So every year I say I’ll read 100 books and every year I start out real well and I continue real well, too, but after about the first 20 I don’t feel like taking the time to summarize them and I quickly lose count.
But it’s at the beginning of the year – so I’m willing to attempt to record all 100 books again. (Don’t worry, I won’t tell my blog readers about ALL of them, just the ones I feel are most interesting.)
1. One-lane Bridge by Don Reid. I am not a country music fan, a “supernatural happening” fan or a time travel fan. Having said that, I AM a Statler Brothers fan and when I heard that Don Reid, one of the original Statler Brothers is now a writer (since the Statler Brothers disbanded), I was interested. So, when I found one of his books at the Half-Price Bookstore, I purchased it. (About that trip to the Half-Price store. I took two boxes of books to sell and they offered me $20.00 which I took. However, all six munchkins were with me and I told them that I would give them each $5.00 to spend on books – so I came out with $15.00 less than I had when I went in – considering that I also bought the Statler brother book. Not a smart budget move- but hey, good memories.)
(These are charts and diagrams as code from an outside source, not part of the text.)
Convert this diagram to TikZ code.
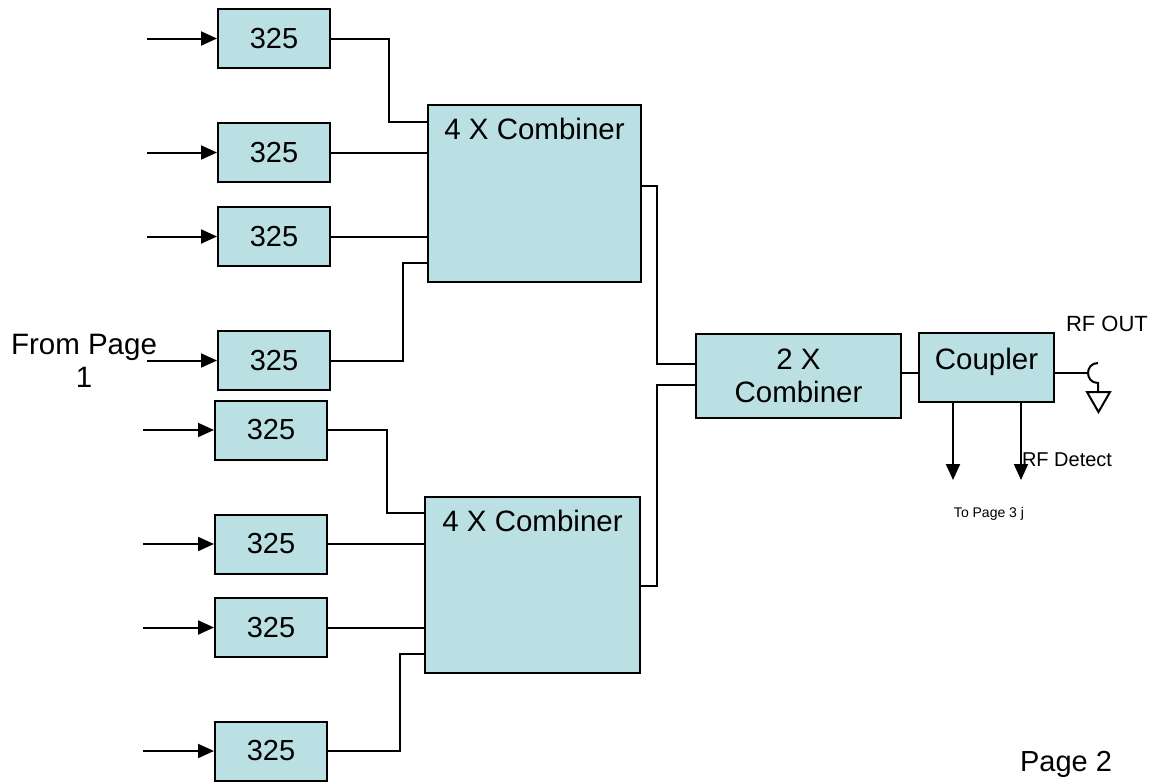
\documentclass[tikz,border=0pt]{standalone}
\usepackage{fontspec}
\setmainfont{Liberation Sans}
\usetikzlibrary{arrows.meta,calc}

\definecolor{ampfill}{RGB}{187,224,227}

\begin{document}
\begin{tikzpicture}[
    x=1pt, y=-1pt,
    font=\fontsize{29}{33}\selectfont,
    amp/.style={draw=black, fill=ampfill, line width=2pt, minimum width=112pt, minimum height=59pt, inner sep=0pt},
    combiner/.style={draw=black, fill=ampfill, line width=2pt, inner sep=0pt},
    wire/.style={line width=2pt, draw=black},
    arrow/.style={-{Triangle[length=16pt,width=14pt]}, line width=2pt, draw=black}
]
\useasboundingbox (0,0) rectangle (1154,782);

\node[amp] (amp1) at (274,38.5) {325};
\node[amp] (amp2) at (274,152.5) {325};
\node[amp] (amp3) at (274,236.5) {325};
\node[amp] (amp4) at (274,360.5) {325};
\node[amp] (amp5) at (271,430) {325};
\node[amp] (amp6) at (271,544) {325};
\node[amp] (amp7) at (271,627.5) {325};
\node[amp] (amp8) at (271,751) {325};

\node[combiner, minimum width=213pt, minimum height=177pt, label={[anchor=north, yshift=-11pt, font=\fontsize{29.5}{33}\selectfont]north:4 X Combiner}] (comb1) at (534.5,193.5) {};
\node[combiner, minimum width=215pt, minimum height=176pt, label={[anchor=north, yshift=-11pt, font=\fontsize{29.5}{33}\selectfont]north:4 X Combiner}] (comb2) at (532.5,585) {};
\node[combiner, minimum width=205pt, minimum height=84pt, align=center, font=\fontsize{29.5}{33}\selectfont] (comb3) at (798.5,376) {2 X\\Combiner};
\node[combiner, minimum width=135pt, minimum height=69pt, label={[anchor=north, yshift=-13pt, font=\fontsize{29.5}{33}\selectfont]north:Coupler}] (coupler) at (986.5,367.5) {};

\node[align=center, font=\fontsize{29.5}{33}\selectfont] (frompage) at (84,361) {From Page\\1};
\node[font=\fontsize{22}{26}\selectfont] (rfoutlabel) at (1107,324) {RF OUT};
\node[font=\fontsize{20}{24}\selectfont] (detect) at (1067,460) {RF Detect};
\node[font=\fontsize{14}{17}\selectfont] (topage3) at (989,514) {To Page 3 j};
\node (page2) at (1066,764) {Page 2};

% inputs
\coordinate (in1) at (147,38.5);
\coordinate (in2) at (147,152.5);
\coordinate (in3) at (147,236.5);
\coordinate (in4) at (147,360.5);
\coordinate (in5) at (143,430);
\coordinate (in6) at (143,544);
\coordinate (in7) at (143,627.5);
\coordinate (in8) at (143,751);
\draw[arrow] (in1) -- (amp1);
\draw[arrow] (in2) -- (amp2);
\draw[arrow] (in3) -- (amp3);
\draw[arrow] (in4) -- (amp4);
\draw[arrow] (in5) -- (amp5);
\draw[arrow] (in6) -- (amp6);
\draw[arrow] (in7) -- (amp7);
\draw[arrow] (in8) -- (amp8);

% amplifiers into combiners
\draw[wire] (amp1.east) -| (389,122) -- (comb1.west |- 0,122);
\draw[wire] (amp2.east) -- (comb1.west |- amp2.east);
\draw[wire] (amp3.east) -- (comb1.west |- amp3.east);
\draw[wire] (amp4.east) -| (403,263) -- (comb1.west |- 0,263);
\draw[wire] (amp5.east) -| (387,513) -- (comb2.west |- 0,513);
\draw[wire] (amp6.east) -- (comb2.west |- amp6.east);
\draw[wire] (amp7.east) -- (comb2.west |- amp7.east);
\draw[wire] (amp8.east) -| (400,654) -- (comb2.west |- 0,654);

% combiners to coupler
\draw[wire] (comb1.east |- 0,186) -| (657,364) -- (comb3.west |- 0,364);
\draw[wire] (comb2.east |- 0,586) -| (657,385) -- (comb3.west |- 0,385);
\draw[wire] (comb3.east |- 0,373) -- (coupler.west |- 0,373);

% rf out connector
\coordinate (rfout) at (1088,373);
\draw[wire] (coupler.east |- rfout) -- (rfout);
\draw[wire] (1098,363) .. controls (1084.7,363) and (1084.7,383) .. (1098,383) -- (1098,392);
\draw[wire] (1087,392) -- (1110,392) -- (1098.5,412) -- cycle;

% coupler taps
\coordinate (tap1) at (953,480);
\coordinate (tap2) at (1021,480);
\draw[arrow] (coupler.south -| tap1) -- (tap1);
\draw[arrow] (coupler.south -| tap2) -- (tap2);
\end{tikzpicture}
\end{document}
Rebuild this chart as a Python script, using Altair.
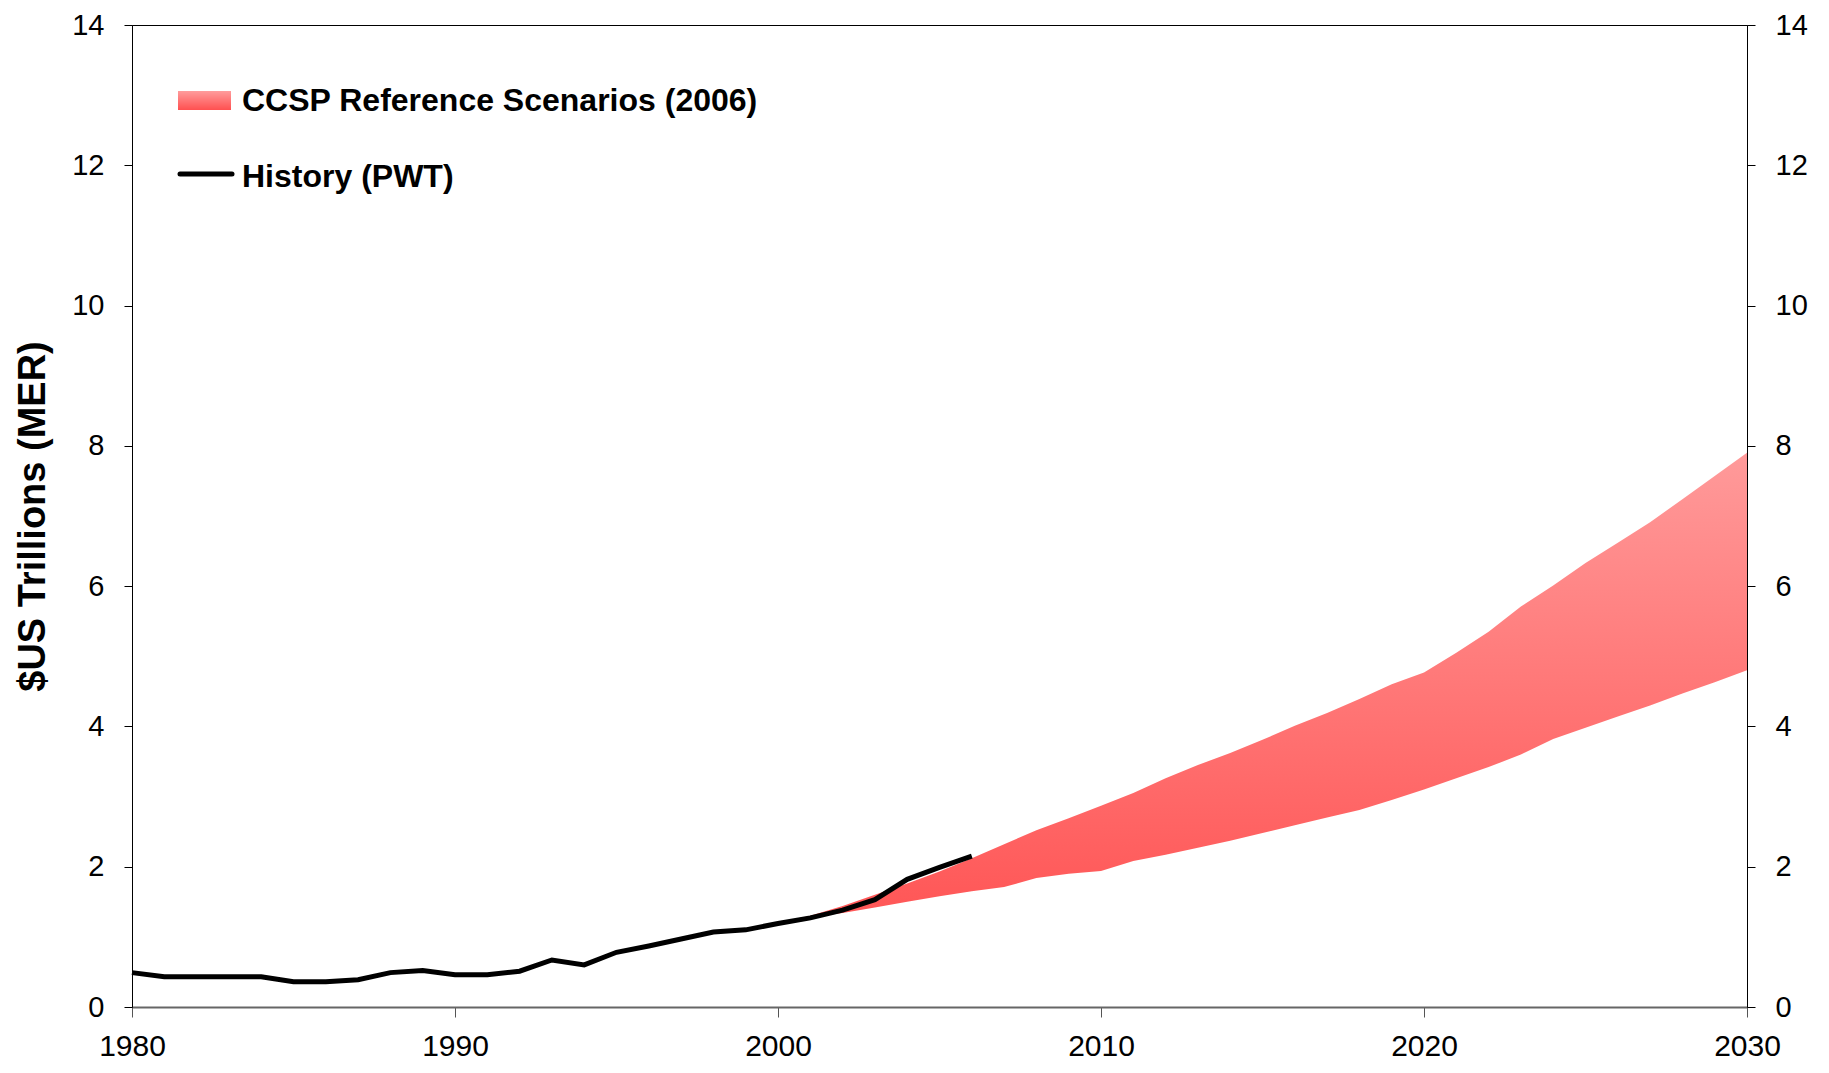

Anyhow, the book was about a “supernatural happening” and time travel all in the name of Christianity. Whoa! Not my thing.
See, the main character takes a ride in the country and his car breaks down. He goes for help at an old farm house in which the people are poor and sickly. But when he and his wife go back to bring the people groceries, the farmhouse is gone. When he goes back by himself, however, the farmhouse is there, but when he takes his friend, the farmhouse is gone … Anyhow, he saves the girl’s life and then later the girl …
Quite complicated. Quite implausible. Hmmm … Quite well-written. Quite good character development. “Quite” enough that if I have opportunity to read his other book, I will do so.
So, I have NO idea how many stars to give it. I’ll plead the fifth, even though the fifth has nothing to do with book reviews.
2. Going Home to Glory by David and Julie Eisenhower. This book is a study of Eisenhower’s postwar years written from the viewpoint of his grandson, David (and Julie). They gathered information from their diaries, Ike’s diaries and letters to friends. David quotes a lot of the letters his grandfather wrote to him.
Very interesting detail – about how Eisenhower actually advised Kennedy on occasion, but was continually in contact with President Johnson about the Vietnam War. (Eisenhower thought the US should fight the war, but wanted us to win it and get it over with.)
Also, how he petitioned Kennedy to change his title from President Eisenhower to General Eisenhower because he had been working all his life toward being a general.
Ike’s family members were a little afraid of him and you don’t get the idea that Mamie was someone with whom he discussed decisions. (Mamie’s granddaughter wrote a book about her a few years back that makes you think Mamie mostly cared about her bridge playing.)
I recommend this book, especially to anyone interested in presidential history.
I give it four stars. **** (Oh, wait a minute – Eisenhower is a five star general.)